As heard on Outdoor Journal Radio
Despite initial reports from some mainstream news outlets, the CDC has officially announced that CWD-infected deer meat was NOT the cause of two American hunters’ deaths.
The story began in 2022 when a 72-year-old man with a history of consuming meat from a CWD-infected deer population presented with rapid-onset confusion and aggression, before dying of an unknown (at the time) illness. Later, his friend, who had also eaten venison from the same deer population, died of another prion disease, Creutzfeldt-Jakob disease (CJD), raising concerns about a potential link between CWD and human prion disease.
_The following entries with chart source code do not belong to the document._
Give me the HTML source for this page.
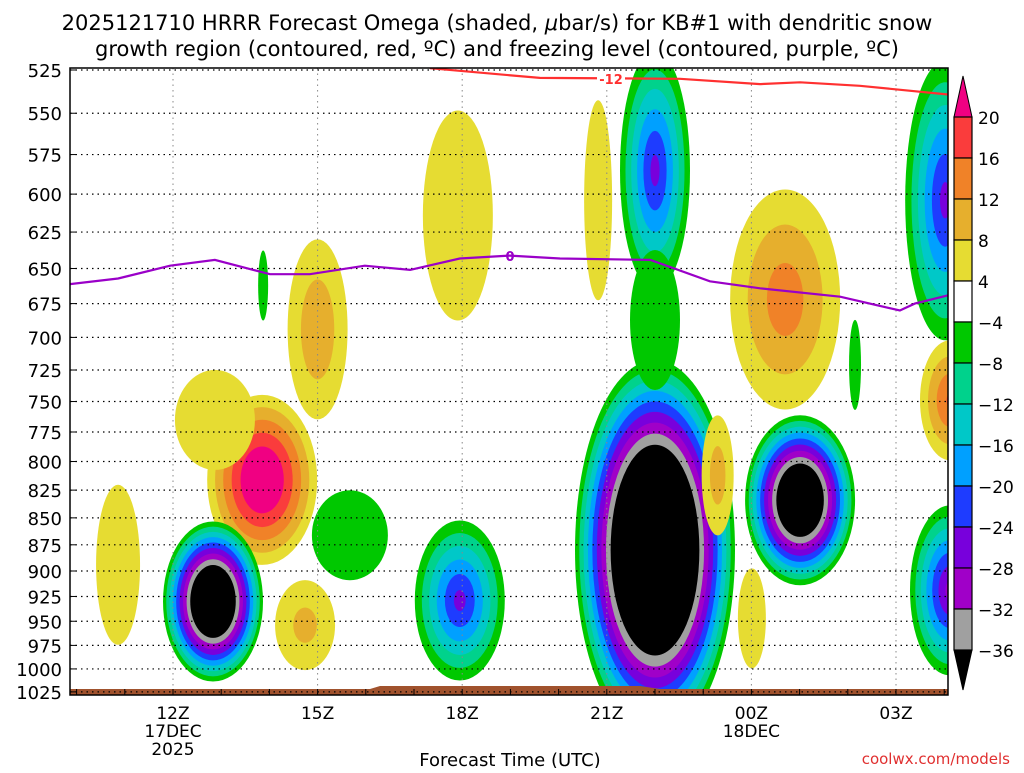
<!DOCTYPE html>
<html><head><meta charset="utf-8"><style>
body{margin:0;background:#fff;}
svg text{font-family:"DejaVu Sans","Liberation Sans",sans-serif;}
</style></head><body>
<svg id="c" width="1024" height="768" xmlns="http://www.w3.org/2000/svg">
<defs><clipPath id="pc"><rect x="70" y="68" width="878" height="627"/></clipPath></defs>
<text x="497" y="30" font-size="21" text-anchor="middle">2025121710 HRRR Forecast Omega (shaded, <tspan font-style="italic">μ</tspan>bar/s) for KB#1 with dendritic snow</text>
<text x="497" y="56" font-size="21" text-anchor="middle">growth region (contoured, red, ºC) and freezing level (contoured, purple, ºC)</text>
<g id="shade" clip-path="url(#pc)"></g>
<g id="grid"></g>
<g id="lines" clip-path="url(#pc)"></g>
<rect x="70" y="68" width="878" height="627" fill="none" stroke="#000" stroke-width="1.5"/>
<g id="axes"></g>
<g id="cbar"></g>
<text x="510" y="766" font-size="18" text-anchor="middle">Forecast Time (UTC)</text>
<text x="1010" y="764" font-size="15" fill="#e03030" text-anchor="end">coolwx.com/models</text>
</svg>
<script>
// ---- data ----
const pressureTicks=[525,550,575,600,625,650,675,700,725,750,775,800,825,850,875,900,925,950,975,1000,1025];
const timeTickHours=[0,3,6,9,12,15];
const timeTickLabels=["12Z","15Z","18Z","21Z","00Z","03Z"];
const levels=[4,8,12,16,20];
const posColors=["#e6dc32","#e6af2d","#f08228","#fa3c3c","#f00082"];
const negLevels=[-4,-8,-12,-16,-20,-24,-28,-32,-36];
const negColors=["#00c800","#00d28c","#00c8c8","#00a0ff","#1e3cff","#7800dc","#a000c8","#a0a0a0","#000000"];
// omega cells: hour offset from 12Z, pressure (hPa), peak omega (μbar/s)
const blobTime=[1.85,0.87,3.0,2.74,-1.14,5.91,8.82,12.01,12.70,16.12, 0.83,3.67,1.87,5.95,10.0,10.0,10.0,13.01,14.15,16.02,16.12, 11.3];
const blobPres=[816,765,694,954,894,614,604,947,672,749, 930,866,662,929,880,585,687,834,721,604,919, 812];
const blobPeak=[28,7,12,10,6,6,5,7,15,17, -57,-7,-6,-26,-68,-26,-8,-55,-6,-26,-30, 11];
// cell outer (|4|) radii, px
const blobRx=[55,40,30,30,22,35,14,14,55,30, 50,38,5,45,80,35,25,55,6,40,40, 16];
const blobRy=[85,50,90,45,80,105,100,50,110,60, 80,45,35,80,190,120,70,85,45,140,85, 60];
const frzTime=[-2.14,-1.14,-0.06,0.87,2.01,2.84,3.98,4.92,5.95,6.99,8.03,9.9,11.14,12.18,13.84,15.08,15.39,16.08];
const frzPres=[661,657,648,644,654,654,648,651,643,641,643,644,659,664,670,680,675,669];
const dgzTime=[5.33,7.61,10.52,12.18,13.01,14.25,16.08];
const dgzPres=[524,529.5,530,533,532,534,539];
// ---- scales ----
const X=t=>173+t*48.2;
const Y=p=>70+929.5*Math.log(p/525);
const NS="http://www.w3.org/2000/svg";
function mk(tag,attrs,parent){const e=document.createElementNS(NS,tag);for(const k in attrs)e.setAttribute(k,attrs[k]);parent.appendChild(e);return e;}
const shade=document.getElementById('shade');
blobTime.forEach((t,i)=>{
  const pk=Math.abs(blobPeak[i]);const pos=blobPeak[i]>0;
  const lv=pos?levels:negLevels;const cl=pos?posColors:negColors;
  for(let j=0;j<lv.length;j++){
    const thr=Math.abs(lv[j]);if(pk<=thr)break;
    const f=Math.pow((pk-thr)/(pk-4),0.85);
    const e=mk('ellipse',{cx:X(t),cy:Y(blobPres[i]),rx:blobRx[i]*f,ry:blobRy[i]*f,fill:cl[j]},shade);
    
    
  }
});
const gp=mk('path',{d:"M70 689 L370 689 L380 686 L640 686 L660 689 L948 689 L948 695 L70 695 Z",fill:"#a0522d"},shade);


const grid=document.getElementById('grid'),axes=document.getElementById('axes');
pressureTicks.forEach(p=>{
  const y=Y(p);
  const l=mk('line',{x1:70,x2:948,y1:y,y2:y,stroke:"#000","stroke-dasharray":"1.5,4","stroke-width":1.2},grid);
  
  
  const tx=mk('text',{x:62,y:y+7,"font-size":18,"text-anchor":"end"},axes);tx.textContent=p;
  
  
  mk('line',{x1:70,x2:76,y1:y,y2:y,stroke:"#000"},axes);
});
for(let h=-2;h<=16;h++){
  const x=X(h);if(x<70||x>948)continue;
  mk('line',{x1:x,x2:x,y1:695,y2:689,stroke:"#000"},axes);
}
timeTickHours.forEach((h,i)=>{
  const x=X(h);
  const l=mk('line',{x1:x,x2:x,y1:68,y2:695,stroke:"#888","stroke-dasharray":"1.5,4"},grid);
  
  
  const tx=mk('text',{x:x,y:719,"font-size":17,"text-anchor":"middle"},axes);tx.textContent=timeTickLabels[i];
  
  
});
[["17DEC",X(0),737],["2025",X(0),755],["18DEC",X(12),737]].forEach(d=>{
  const tx=mk('text',{x:d[1],y:d[2],"font-size":17,"text-anchor":"middle"},axes);tx.textContent=d[0];
  
  
});
const lines=document.getElementById('lines');
function poly(ts,ps,col,name){
  const d=ts.map((t,i)=>(i?'L':'M')+X(t).toFixed(1)+' '+Y(ps[i]).toFixed(1)).join(' ');
  const e=mk('path',{d:d,fill:"none",stroke:col,"stroke-width":2.2},lines);
  
  
}
poly(frzTime,frzPres,"#9a00c8","freezing-level-line");
poly(dgzTime,dgzPres,"#ff3030","dgz-minus12-line");
const l0=mk('text',{x:510,y:261,"font-size":13,"font-weight":"bold",fill:"#9a00c8","text-anchor":"middle"},lines);l0.textContent="0";


mk('rect',{x:597,y:72,width:28,height:14,fill:"#fff"},lines);
const l12t=mk('text',{x:611,y:84,"font-size":13,"font-weight":"bold",fill:"#ff3030","text-anchor":"middle"},lines);l12t.textContent="-12";


const cb=document.getElementById('cbar');
const cbColors=["#fa3c3c","#f08228","#e6af2d","#e6dc32","#ffffff","#00c800","#00d28c","#00c8c8","#00a0ff","#1e3cff","#7800dc","#a000c8","#a0a0a0"];
const cbLabels=["20","16","12","8","4","−4","−8","−12","−16","−20","−24","−28","−32","−36"];
const cbTop=117,cbStep=41;
mk('polygon',{points:`954,${cbTop} 972,${cbTop} 963,76`,fill:"#f00082",stroke:"#000"},cb);
cbColors.forEach((c,i)=>{const r=mk('rect',{x:954,y:cbTop+i*cbStep,width:18,height:cbStep,fill:c,stroke:"#000","stroke-width":1.2},cb);
 
 });
const yb=cbTop+13*cbStep;
mk('polygon',{points:`954,${yb} 972,${yb} 963,${yb+40}`,fill:"#000",stroke:"#000"},cb);
cbLabels.forEach((s,i)=>{const t=mk('text',{x:978,y:cbTop+i*cbStep+7,"font-size":17},cb);t.textContent=s;
 
 });
</script>
</body></html>
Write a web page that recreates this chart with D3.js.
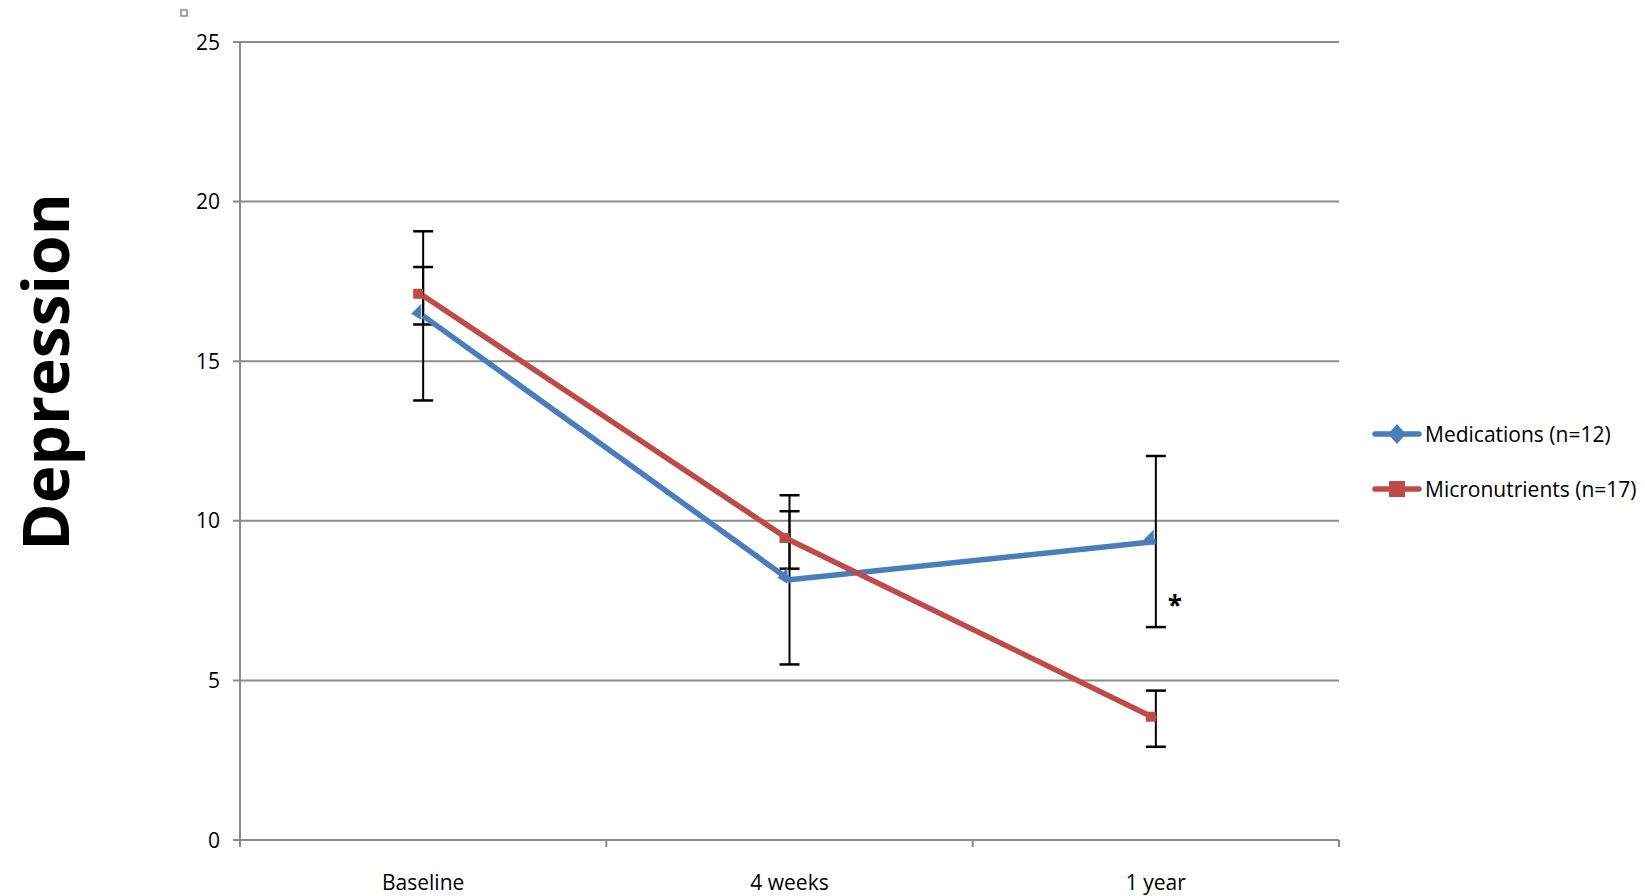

While this connection does seem suspicious, the CDC has since reviewed the 2022 cases and considered the two men’s deaths as “part of the normal number of cases of CJD we see in the U.S.,”
Like CWD, Creutzfeldt-Jakob disease (CJD) is a prion disease, a class of fatal neurological disorders which can affect humans and animals. In prion diseases, certain proteins in the brain begin to fold abnormally, causing brain damage and other symptoms.
“A history of hunting and/or eating venison does not mean that someone got CJD that way,” CDC epidemiologist Ryan Maddox said. “Many Americans hunt and even more eat venison. Some will develop sporadic CJD by chance and others will not.”
What is CWD?
Chronic Wasting Disease is a prion disease that targets the brains of ungulates such as White-tailed Deer, Moose, Mule Deer, Elk, and Caribou. Reminiscent of Mad Cow Disease, symptoms of the disease include drastic weight loss, stumbling, and other strange behaviour. Although symptoms of the disease can often take more than a year to show, CWD is almost always fatal and there are currently no treatments.
There is currently no evidence that humans can contract the disease, however, a study back in 2006 that confirmed Macaque Monkeys could contract the disease through the eating of contaminated meat has led researchers to warn against consuming any meat from ungulates displaying CWD symptoms.